In one episode, Michael even ends up leading a unionization drive among the warehouse workers. He’s quickly shot down by the powers-that-be, but one can see where his sympathies lie.
Upper management, meanwhile, is more like a real corporation: focused on the profit and not the person, but not as capricious or Big Brother-esque. Dunder-Mifflin Scranton is a socialist island in a capitalist world.
Many of The Office’s characters can be compared with segments of Soviet society fairly easily. For example:
Michael= the government
Dwight = the KGB/NKVD
Jim = the dissident intellectuals
Creed = the criminal elements
Angela = the Russian Orthodox Church?
Toby = the central planners (because he’s always ruining the government’s crazy schemes by saying they can’t be done)/ The U.S. ambassador (because he comes from the “capitalist” management world)
Ryan = a post-Soviet oligarch?
The warehouse guys = the peasants/industrial proletariat
Most everyone else = disgruntled workers (to be honest, this fits everyone but Michael and Dwight, really. Could Stanley be the Lech Walensa of Scranton?)
Recently, there has been another trend on the show to build the analogy. The Scranton branch is doing very well in a tough economy (and Michael’s bosses have no idea why). Likewise, the Soviet Union largely avoided the effects of the Great Depression (though it suffered a terrible famine in 1932-33, that was entirely self-inflicted by idiotic/genocidal Stalinist policy, and the Soviets built a massive industrial base through the 1930s – enough to defeat Nazi Germany about… 75% single-handedly, I’d say?).
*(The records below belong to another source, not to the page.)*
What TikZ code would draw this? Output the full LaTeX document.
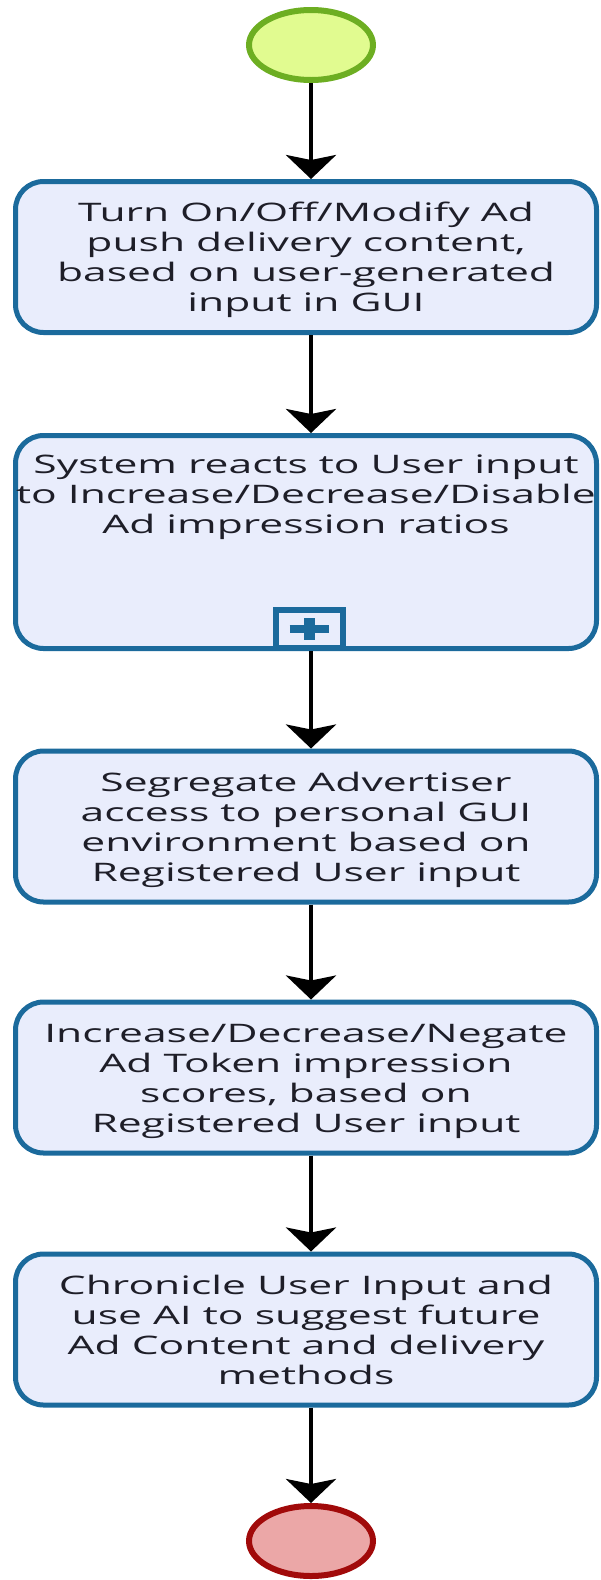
\documentclass[tikz,border=0pt]{standalone}
\usepackage{fontspec}
\setmainfont{Open Sans}
\usetikzlibrary{arrows.meta,shapes.geometric}

\definecolor{taskline}{HTML}{1B6A9C}
\definecolor{taskfill}{HTML}{E9EDFC}
\definecolor{startline}{HTML}{6DAE22}
\definecolor{startfill}{HTML}{E1FB90}
\definecolor{endline}{HTML}{A10A0A}
\definecolor{endfill}{HTML}{EBA7A7}
\definecolor{ink}{HTML}{1E1E28}

\begin{document}
\begin{tikzpicture}[x=1pt,y=-1pt,
  task/.style={draw=taskline, fill=taskfill, line width=5pt, rounded corners=28pt,
    minimum width=581pt, minimum height=151pt, inner sep=0pt},
  tasktext/.style={anchor=north, align=center, inner sep=0pt, text=ink, xscale=1.67,
    font=\fontsize{25.5}{30}\selectfont},
  event/.style={ellipse, line width=6pt, minimum width=124pt, minimum height=70pt, inner sep=0pt},
  flow/.style={-{Stealth[length=24pt,width=50pt,inset=5pt]}, line width=4.5pt, black}]

\useasboundingbox (0,0) rectangle (600,1580);

% events
\node[event, draw=startline, fill=startfill] (start) at (311,45) {};
\node[event, draw=endline, fill=endfill] (end) at (311,1541) {};

% tasks
\node[task] (b1) at (306,257) {};
\node[task, minimum height=213pt] (b2) at (306,542) {};
\node[task] (b3) at (306,826.5) {};
\node[task] (b4) at (306,1077.5) {};
\node[task] (b5) at (306,1329.5) {};

% collapsed sub-process marker
\node[draw=taskline, fill=taskfill, line width=6pt, minimum width=67pt, minimum height=38pt,
  inner sep=0pt] (mk) at (309,629) {};
\draw[taskline, line width=8pt] ([xshift=-19.5pt]mk.center) -- ([xshift=19.5pt]mk.center);
\draw[taskline, line width=11pt] ([yshift=11pt]mk.center) -- ([yshift=-11pt]mk.center);

% labels
\node[tasktext] (t1) at (306,200) {\strut Turn On/Off/Modify Ad\\push delivery content,\\based on user-generated\\input in GUI};
\node[tasktext] (t2) at (306,452) {\strut System reacts to User input\\to Increase/Decrease/Disable\\Ad impression ratios};
\node[tasktext] (t3) at (306,770) {\strut Segregate Advertiser\\access to personal GUI\\environment based on\\Registered User input};
\node[tasktext] (t4) at (306,1021) {\strut Increase/Decrease/Negate\\Ad Token impression\\scores, based on\\Registered User input};
\node[tasktext] (t5) at (306,1273) {\strut Chronicle User Input and\\use AI to suggest future\\Ad Content and delivery\\methods};

% sequence flows
\draw[flow] (start.south) -- (start.south |- b1.north);
\draw[flow] (b1.south -| start.south) -- (start.south |- b2.north);
\draw[flow] (b2.south -| start.south) -- (start.south |- b3.north);
\draw[flow] (b3.south -| start.south) -- (start.south |- b4.north);
\draw[flow] (b4.south -| start.south) -- (start.south |- b5.north);
\draw[flow] (b5.south -| end.north) -- (end.north);
\end{tikzpicture}
\end{document}
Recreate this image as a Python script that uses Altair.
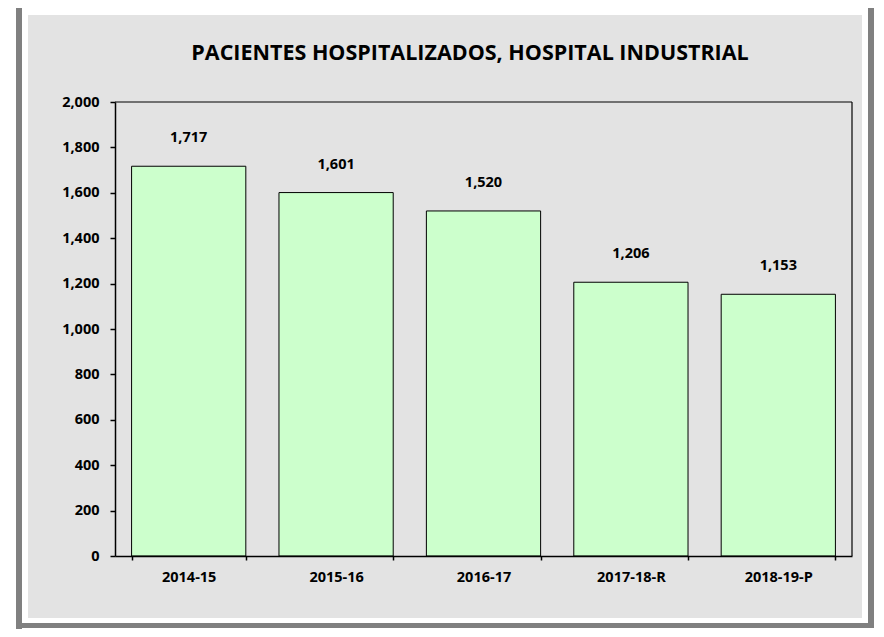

If you really stretch, last week’s episode could be seen as an allegory for the Soviet invasion of Hungary in 1956, or of Czechoslovakia in 1968. Or even Afghanistan in 1980, though the blowback hasn’t started yet in that case.
So why does this model of the show explain its popularity? Well, first off, the whole American population has the Cold War on the brain – we may not be fighting it, but we sure think we are. That’s why everything that Russia does is still big news (aside from the nuclear weapons and the Eurocentric nature of world political reporting in the U.S.). But the idea of a socialist system inside a larger capitalist system has even more relevance for young people.
The United States is largely a very capitalistic, individualistic society. Now quick, think of the most socialistic, collectivistic institutions within the U.S! I don’t know what you thought, but I’d say the the education system and the military. What do these systems have in common? They are mostly inhabited by young people (which for the purposes of this piece is defined as under 30). Thus, The Office is very relateable for most American college students and other young folks.
The education system fits the “friendly socialism” paradigm of The Office the best, so I’ll focus on it. Think back to your high school days. Everyone was (allegedly) treated equally by the system. There was a democratic facade called “student government” to cover up the authoritarian system. The system didn’t really think about individuals, but it tried to get everyone through (well, at least it didn’t “fire” (expel) students as often as a modern corporation fires its workers). And there were periodic assemblies in which the people would gather to watch parades and hear speeches. And a communal dining hall.
This is why conservatives hate the education system. And to be honest, I don’t think private schools are all that different.
And that is why young folks who are years away from being Dilbertized (or hopefully not) love The Office.
January 26, 2009 at 2:43 am
Wow, I never thought of The Office this way but you have some great comparisons here. Like Dwight as the KGB.